Given task: Quote the whole listing exactly. Leave the pictures out of your copy.
◇ ◇ ◇ ◇ ◇ ◇ ◇
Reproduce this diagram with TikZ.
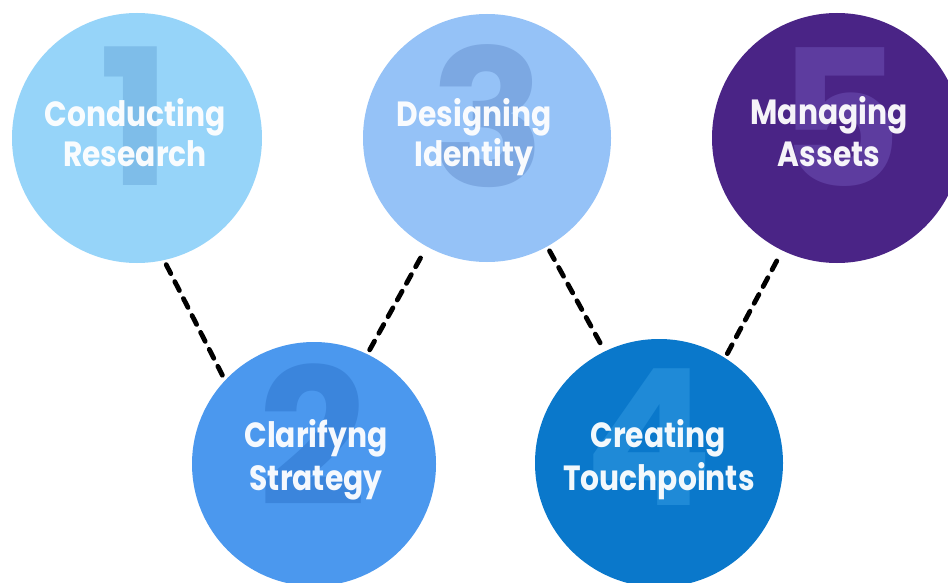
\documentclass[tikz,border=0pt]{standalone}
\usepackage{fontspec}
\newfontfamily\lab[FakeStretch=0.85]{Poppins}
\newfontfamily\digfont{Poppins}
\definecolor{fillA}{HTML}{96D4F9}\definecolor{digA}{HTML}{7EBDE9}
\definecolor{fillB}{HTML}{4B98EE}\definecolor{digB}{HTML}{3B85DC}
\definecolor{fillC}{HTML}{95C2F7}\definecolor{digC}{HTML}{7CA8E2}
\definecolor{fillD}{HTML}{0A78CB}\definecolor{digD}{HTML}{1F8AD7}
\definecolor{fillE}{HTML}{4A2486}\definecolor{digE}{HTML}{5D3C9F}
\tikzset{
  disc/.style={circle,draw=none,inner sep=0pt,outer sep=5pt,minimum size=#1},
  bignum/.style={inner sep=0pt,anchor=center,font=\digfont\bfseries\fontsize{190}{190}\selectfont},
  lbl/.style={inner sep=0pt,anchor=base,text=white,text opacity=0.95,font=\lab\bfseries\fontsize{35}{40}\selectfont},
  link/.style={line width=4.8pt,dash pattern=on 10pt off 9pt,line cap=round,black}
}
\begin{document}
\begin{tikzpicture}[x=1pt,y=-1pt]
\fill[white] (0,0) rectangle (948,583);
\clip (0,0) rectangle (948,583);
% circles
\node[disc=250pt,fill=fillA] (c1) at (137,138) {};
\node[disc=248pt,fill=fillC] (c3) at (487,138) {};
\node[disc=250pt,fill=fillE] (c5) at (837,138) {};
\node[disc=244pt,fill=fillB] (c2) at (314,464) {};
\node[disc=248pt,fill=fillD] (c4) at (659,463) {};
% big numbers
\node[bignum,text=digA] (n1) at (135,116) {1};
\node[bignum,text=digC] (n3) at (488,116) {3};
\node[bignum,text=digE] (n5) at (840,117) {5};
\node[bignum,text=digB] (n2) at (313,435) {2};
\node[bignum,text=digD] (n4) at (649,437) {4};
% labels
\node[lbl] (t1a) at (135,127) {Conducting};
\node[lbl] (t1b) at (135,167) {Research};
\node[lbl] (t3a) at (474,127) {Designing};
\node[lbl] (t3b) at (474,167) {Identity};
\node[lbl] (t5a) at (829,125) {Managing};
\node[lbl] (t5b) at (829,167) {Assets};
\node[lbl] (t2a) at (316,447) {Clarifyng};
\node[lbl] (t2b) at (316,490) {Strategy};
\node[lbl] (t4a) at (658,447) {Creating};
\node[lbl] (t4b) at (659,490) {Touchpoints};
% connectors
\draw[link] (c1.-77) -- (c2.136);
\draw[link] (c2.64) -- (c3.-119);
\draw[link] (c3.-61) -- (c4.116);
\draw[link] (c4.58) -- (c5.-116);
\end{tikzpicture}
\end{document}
◇ ◇ ◇ ◇ ◇ ◇ ◇
Expected output:
Reproduce this diagram with TikZ.
\documentclass[tikz,border=0pt]{standalone}
\usepackage{fontspec}
\newfontfamily\lab[FakeStretch=0.85]{Poppins}
\newfontfamily\digfont{Poppins}
\definecolor{fillA}{HTML}{96D4F9}\definecolor{digA}{HTML}{7EBDE9}
\definecolor{fillB}{HTML}{4B98EE}\definecolor{digB}{HTML}{3B85DC}
\definecolor{fillC}{HTML}{95C2F7}\definecolor{digC}{HTML}{7CA8E2}
\definecolor{fillD}{HTML}{0A78CB}\definecolor{digD}{HTML}{1F8AD7}
\definecolor{fillE}{HTML}{4A2486}\definecolor{digE}{HTML}{5D3C9F}
\tikzset{
  disc/.style={circle,draw=none,inner sep=0pt,outer sep=5pt,minimum size=#1},
  bignum/.style={inner sep=0pt,anchor=center,font=\digfont\bfseries\fontsize{190}{190}\selectfont},
  lbl/.style={inner sep=0pt,anchor=base,text=white,text opacity=0.95,font=\lab\bfseries\fontsize{35}{40}\selectfont},
  link/.style={line width=4.8pt,dash pattern=on 10pt off 9pt,line cap=round,black}
}
\begin{document}
\begin{tikzpicture}[x=1pt,y=-1pt]
\fill[white] (0,0) rectangle (948,583);
\clip (0,0) rectangle (948,583);
% circles
\node[disc=250pt,fill=fillA] (c1) at (137,138) {};
\node[disc=248pt,fill=fillC] (c3) at (487,138) {};
\node[disc=250pt,fill=fillE] (c5) at (837,138) {};
\node[disc=244pt,fill=fillB] (c2) at (314,464) {};
\node[disc=248pt,fill=fillD] (c4) at (659,463) {};
% big numbers
\node[bignum,text=digA] (n1) at (135,116) {1};
\node[bignum,text=digC] (n3) at (488,116) {3};
\node[bignum,text=digE] (n5) at (840,117) {5};
\node[bignum,text=digB] (n2) at (313,435) {2};
\node[bignum,text=digD] (n4) at (649,437) {4};
% labels
\node[lbl] (t1a) at (135,127) {Conducting};
\node[lbl] (t1b) at (135,167) {Research};
\node[lbl] (t3a) at (474,127) {Designing};
\node[lbl] (t3b) at (474,167) {Identity};
\node[lbl] (t5a) at (829,125) {Managing};
\node[lbl] (t5b) at (829,167) {Assets};
\node[lbl] (t2a) at (316,447) {Clarifyng};
\node[lbl] (t2b) at (316,490) {Strategy};
\node[lbl] (t4a) at (658,447) {Creating};
\node[lbl] (t4b) at (659,490) {Touchpoints};
% connectors
\draw[link] (c1.-77) -- (c2.136);
\draw[link] (c2.64) -- (c3.-119);
\draw[link] (c3.-61) -- (c4.116);
\draw[link] (c4.58) -- (c5.-116);
\end{tikzpicture}
\end{document}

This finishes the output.